DATASET ROWS:
=-=-=

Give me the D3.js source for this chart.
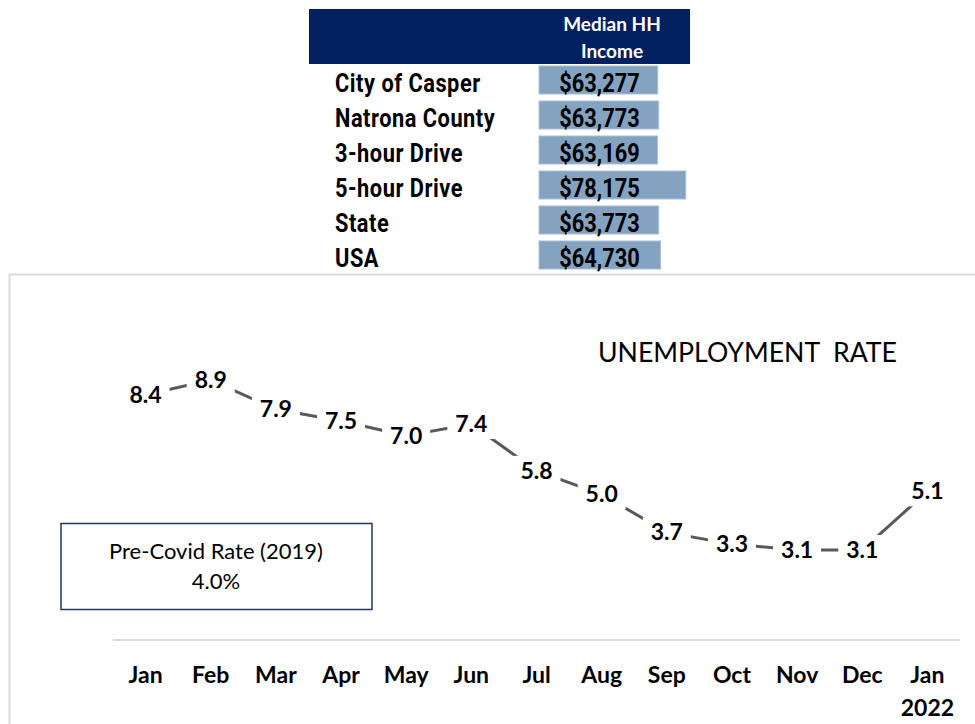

=-=-=

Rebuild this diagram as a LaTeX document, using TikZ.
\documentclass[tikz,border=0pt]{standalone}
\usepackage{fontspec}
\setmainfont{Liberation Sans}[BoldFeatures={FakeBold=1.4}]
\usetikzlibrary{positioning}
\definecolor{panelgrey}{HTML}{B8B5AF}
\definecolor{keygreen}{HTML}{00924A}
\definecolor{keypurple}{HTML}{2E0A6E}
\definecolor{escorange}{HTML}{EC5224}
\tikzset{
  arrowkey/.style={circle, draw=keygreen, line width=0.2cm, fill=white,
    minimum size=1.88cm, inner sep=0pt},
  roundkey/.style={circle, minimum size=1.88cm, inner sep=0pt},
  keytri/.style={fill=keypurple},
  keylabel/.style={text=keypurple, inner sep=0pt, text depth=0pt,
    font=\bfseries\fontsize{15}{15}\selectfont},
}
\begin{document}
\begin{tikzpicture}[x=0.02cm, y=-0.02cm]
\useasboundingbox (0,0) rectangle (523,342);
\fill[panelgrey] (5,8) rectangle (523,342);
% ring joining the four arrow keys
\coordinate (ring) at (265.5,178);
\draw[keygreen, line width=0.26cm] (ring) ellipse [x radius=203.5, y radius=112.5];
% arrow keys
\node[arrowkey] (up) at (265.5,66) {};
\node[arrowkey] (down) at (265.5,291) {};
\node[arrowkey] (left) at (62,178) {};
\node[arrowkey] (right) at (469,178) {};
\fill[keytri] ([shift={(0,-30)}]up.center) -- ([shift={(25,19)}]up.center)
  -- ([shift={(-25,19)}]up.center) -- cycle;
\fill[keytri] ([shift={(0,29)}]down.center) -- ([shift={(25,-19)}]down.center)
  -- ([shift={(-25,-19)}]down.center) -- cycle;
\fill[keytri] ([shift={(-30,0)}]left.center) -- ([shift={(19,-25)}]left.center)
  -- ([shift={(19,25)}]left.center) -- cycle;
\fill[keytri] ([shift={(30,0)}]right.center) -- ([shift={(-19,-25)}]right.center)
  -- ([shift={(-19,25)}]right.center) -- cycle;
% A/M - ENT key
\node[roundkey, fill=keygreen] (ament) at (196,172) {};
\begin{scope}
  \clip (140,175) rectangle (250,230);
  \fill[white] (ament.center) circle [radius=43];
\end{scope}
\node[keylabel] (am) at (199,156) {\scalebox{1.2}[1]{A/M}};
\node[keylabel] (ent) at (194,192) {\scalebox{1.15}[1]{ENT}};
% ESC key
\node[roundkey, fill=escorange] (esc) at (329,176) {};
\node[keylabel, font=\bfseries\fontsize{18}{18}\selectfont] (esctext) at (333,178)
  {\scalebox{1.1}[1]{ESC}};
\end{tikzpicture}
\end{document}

=-=-=

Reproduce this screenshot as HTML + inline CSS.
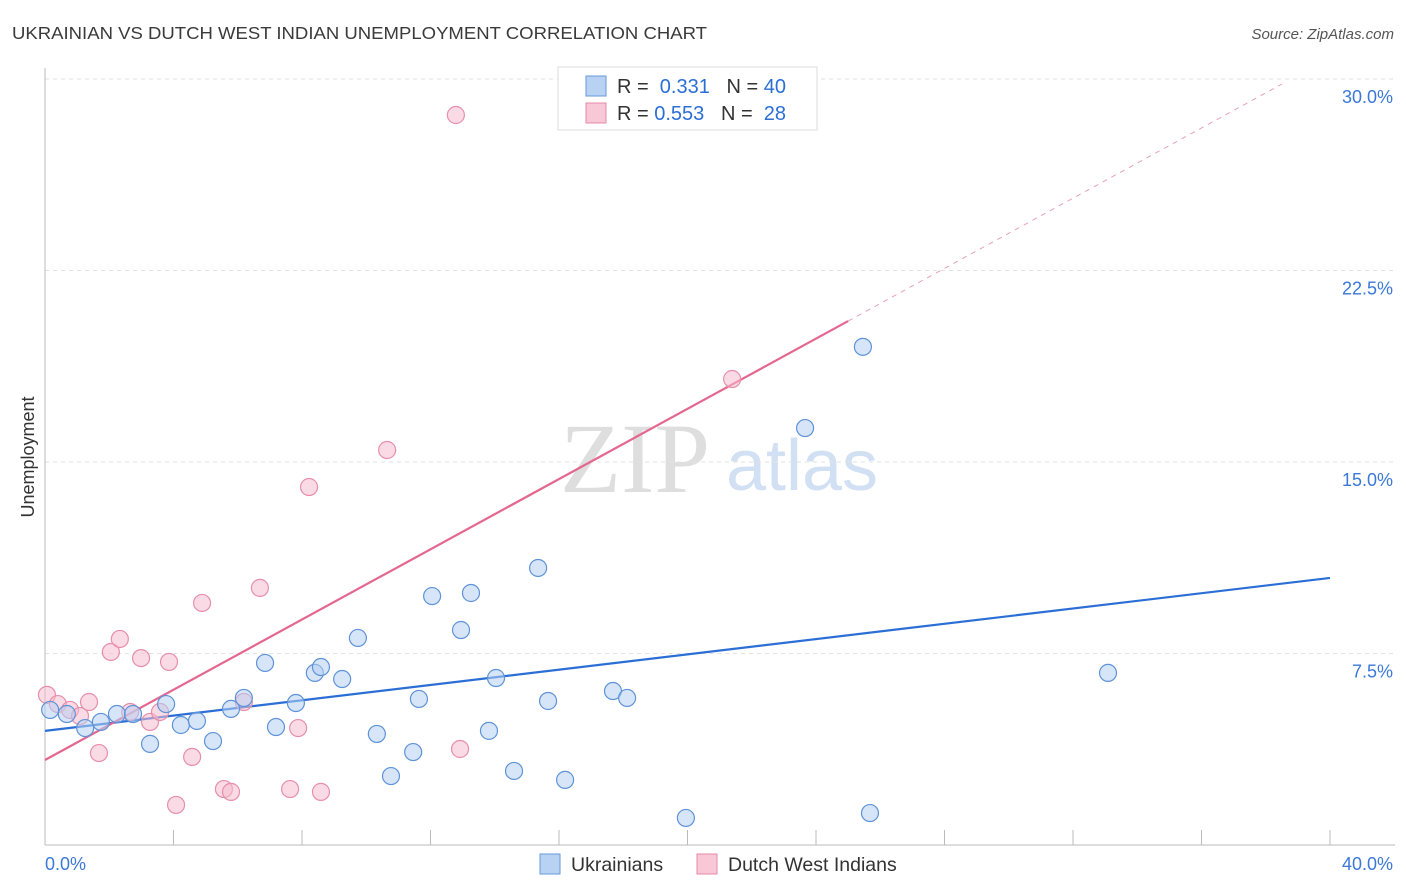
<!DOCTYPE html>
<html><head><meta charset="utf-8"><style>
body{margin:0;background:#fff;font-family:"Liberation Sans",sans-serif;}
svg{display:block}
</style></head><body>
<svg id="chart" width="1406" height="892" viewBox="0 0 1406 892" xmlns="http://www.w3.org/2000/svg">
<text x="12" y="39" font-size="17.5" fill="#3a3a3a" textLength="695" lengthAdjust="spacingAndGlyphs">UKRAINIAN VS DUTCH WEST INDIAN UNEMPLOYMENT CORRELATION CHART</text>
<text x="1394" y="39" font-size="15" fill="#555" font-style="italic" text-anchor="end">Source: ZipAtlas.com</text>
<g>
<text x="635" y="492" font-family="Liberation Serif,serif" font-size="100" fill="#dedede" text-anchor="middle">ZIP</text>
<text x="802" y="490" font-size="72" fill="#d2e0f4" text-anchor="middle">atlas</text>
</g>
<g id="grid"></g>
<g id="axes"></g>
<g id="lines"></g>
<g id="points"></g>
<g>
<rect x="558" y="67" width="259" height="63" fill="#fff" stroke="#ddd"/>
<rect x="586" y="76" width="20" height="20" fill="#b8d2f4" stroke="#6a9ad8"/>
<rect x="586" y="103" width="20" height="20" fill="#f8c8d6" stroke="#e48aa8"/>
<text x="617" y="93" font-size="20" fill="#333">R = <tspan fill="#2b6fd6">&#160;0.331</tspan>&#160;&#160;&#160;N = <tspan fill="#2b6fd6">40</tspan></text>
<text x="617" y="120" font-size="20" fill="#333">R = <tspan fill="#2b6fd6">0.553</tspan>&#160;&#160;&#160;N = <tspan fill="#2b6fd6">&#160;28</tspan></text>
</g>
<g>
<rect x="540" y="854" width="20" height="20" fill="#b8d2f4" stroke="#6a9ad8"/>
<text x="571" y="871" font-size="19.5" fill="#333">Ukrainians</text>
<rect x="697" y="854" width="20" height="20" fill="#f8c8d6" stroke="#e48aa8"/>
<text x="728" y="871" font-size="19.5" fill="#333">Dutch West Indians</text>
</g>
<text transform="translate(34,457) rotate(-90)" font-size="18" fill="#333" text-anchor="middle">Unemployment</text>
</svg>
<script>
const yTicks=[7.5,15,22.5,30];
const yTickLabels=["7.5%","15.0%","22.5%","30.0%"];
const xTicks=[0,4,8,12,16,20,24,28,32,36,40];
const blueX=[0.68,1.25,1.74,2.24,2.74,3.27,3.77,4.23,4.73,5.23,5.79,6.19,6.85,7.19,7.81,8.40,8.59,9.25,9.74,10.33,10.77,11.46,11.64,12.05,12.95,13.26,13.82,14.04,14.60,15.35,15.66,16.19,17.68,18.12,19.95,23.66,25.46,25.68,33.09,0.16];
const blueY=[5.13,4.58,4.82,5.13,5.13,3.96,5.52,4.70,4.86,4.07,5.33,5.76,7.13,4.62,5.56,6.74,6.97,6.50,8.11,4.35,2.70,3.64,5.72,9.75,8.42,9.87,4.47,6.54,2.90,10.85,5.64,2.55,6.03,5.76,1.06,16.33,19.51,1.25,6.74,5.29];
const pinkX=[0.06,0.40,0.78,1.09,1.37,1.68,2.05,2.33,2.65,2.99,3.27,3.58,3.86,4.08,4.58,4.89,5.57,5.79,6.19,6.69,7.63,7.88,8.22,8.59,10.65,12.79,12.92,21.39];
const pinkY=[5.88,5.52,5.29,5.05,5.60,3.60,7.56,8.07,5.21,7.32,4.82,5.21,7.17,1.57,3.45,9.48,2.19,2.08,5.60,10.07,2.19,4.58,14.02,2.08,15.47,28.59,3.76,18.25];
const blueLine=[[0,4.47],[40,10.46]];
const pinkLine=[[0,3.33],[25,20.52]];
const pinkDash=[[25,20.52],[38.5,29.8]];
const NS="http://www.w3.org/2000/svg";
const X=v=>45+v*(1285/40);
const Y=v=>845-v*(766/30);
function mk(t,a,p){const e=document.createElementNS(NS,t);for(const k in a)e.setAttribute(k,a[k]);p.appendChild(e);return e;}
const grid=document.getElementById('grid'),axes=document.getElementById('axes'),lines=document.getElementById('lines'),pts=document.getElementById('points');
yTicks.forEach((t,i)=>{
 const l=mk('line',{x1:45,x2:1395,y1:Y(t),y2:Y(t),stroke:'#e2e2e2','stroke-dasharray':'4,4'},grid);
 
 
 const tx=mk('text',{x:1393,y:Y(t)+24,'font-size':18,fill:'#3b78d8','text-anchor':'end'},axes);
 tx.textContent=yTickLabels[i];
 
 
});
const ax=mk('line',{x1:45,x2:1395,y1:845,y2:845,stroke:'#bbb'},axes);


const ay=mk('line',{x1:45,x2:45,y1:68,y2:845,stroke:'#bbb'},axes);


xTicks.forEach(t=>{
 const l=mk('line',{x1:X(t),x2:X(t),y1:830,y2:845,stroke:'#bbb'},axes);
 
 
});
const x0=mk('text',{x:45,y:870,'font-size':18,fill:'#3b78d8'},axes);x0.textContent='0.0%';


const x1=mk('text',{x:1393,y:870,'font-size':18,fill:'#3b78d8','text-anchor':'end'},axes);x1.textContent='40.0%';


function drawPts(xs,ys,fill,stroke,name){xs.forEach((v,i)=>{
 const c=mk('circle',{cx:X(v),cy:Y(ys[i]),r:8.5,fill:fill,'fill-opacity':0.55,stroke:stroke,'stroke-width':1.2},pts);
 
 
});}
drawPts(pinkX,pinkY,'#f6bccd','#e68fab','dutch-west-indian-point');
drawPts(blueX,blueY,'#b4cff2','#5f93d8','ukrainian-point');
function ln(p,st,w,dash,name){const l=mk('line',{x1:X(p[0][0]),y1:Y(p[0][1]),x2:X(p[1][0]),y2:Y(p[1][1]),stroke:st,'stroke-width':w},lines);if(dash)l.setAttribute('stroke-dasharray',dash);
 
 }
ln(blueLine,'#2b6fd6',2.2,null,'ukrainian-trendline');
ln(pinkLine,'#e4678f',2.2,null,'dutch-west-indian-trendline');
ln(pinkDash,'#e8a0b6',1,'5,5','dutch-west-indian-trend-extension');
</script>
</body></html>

=-=-=

YOUR GOAL:
Search the lines above for the string "this", then show every one that has it.

FULL OUTPUT:
Give me the D3.js source for this chart.
Rebuild this diagram as a LaTeX document, using TikZ.
Reproduce this screenshot as HTML + inline CSS.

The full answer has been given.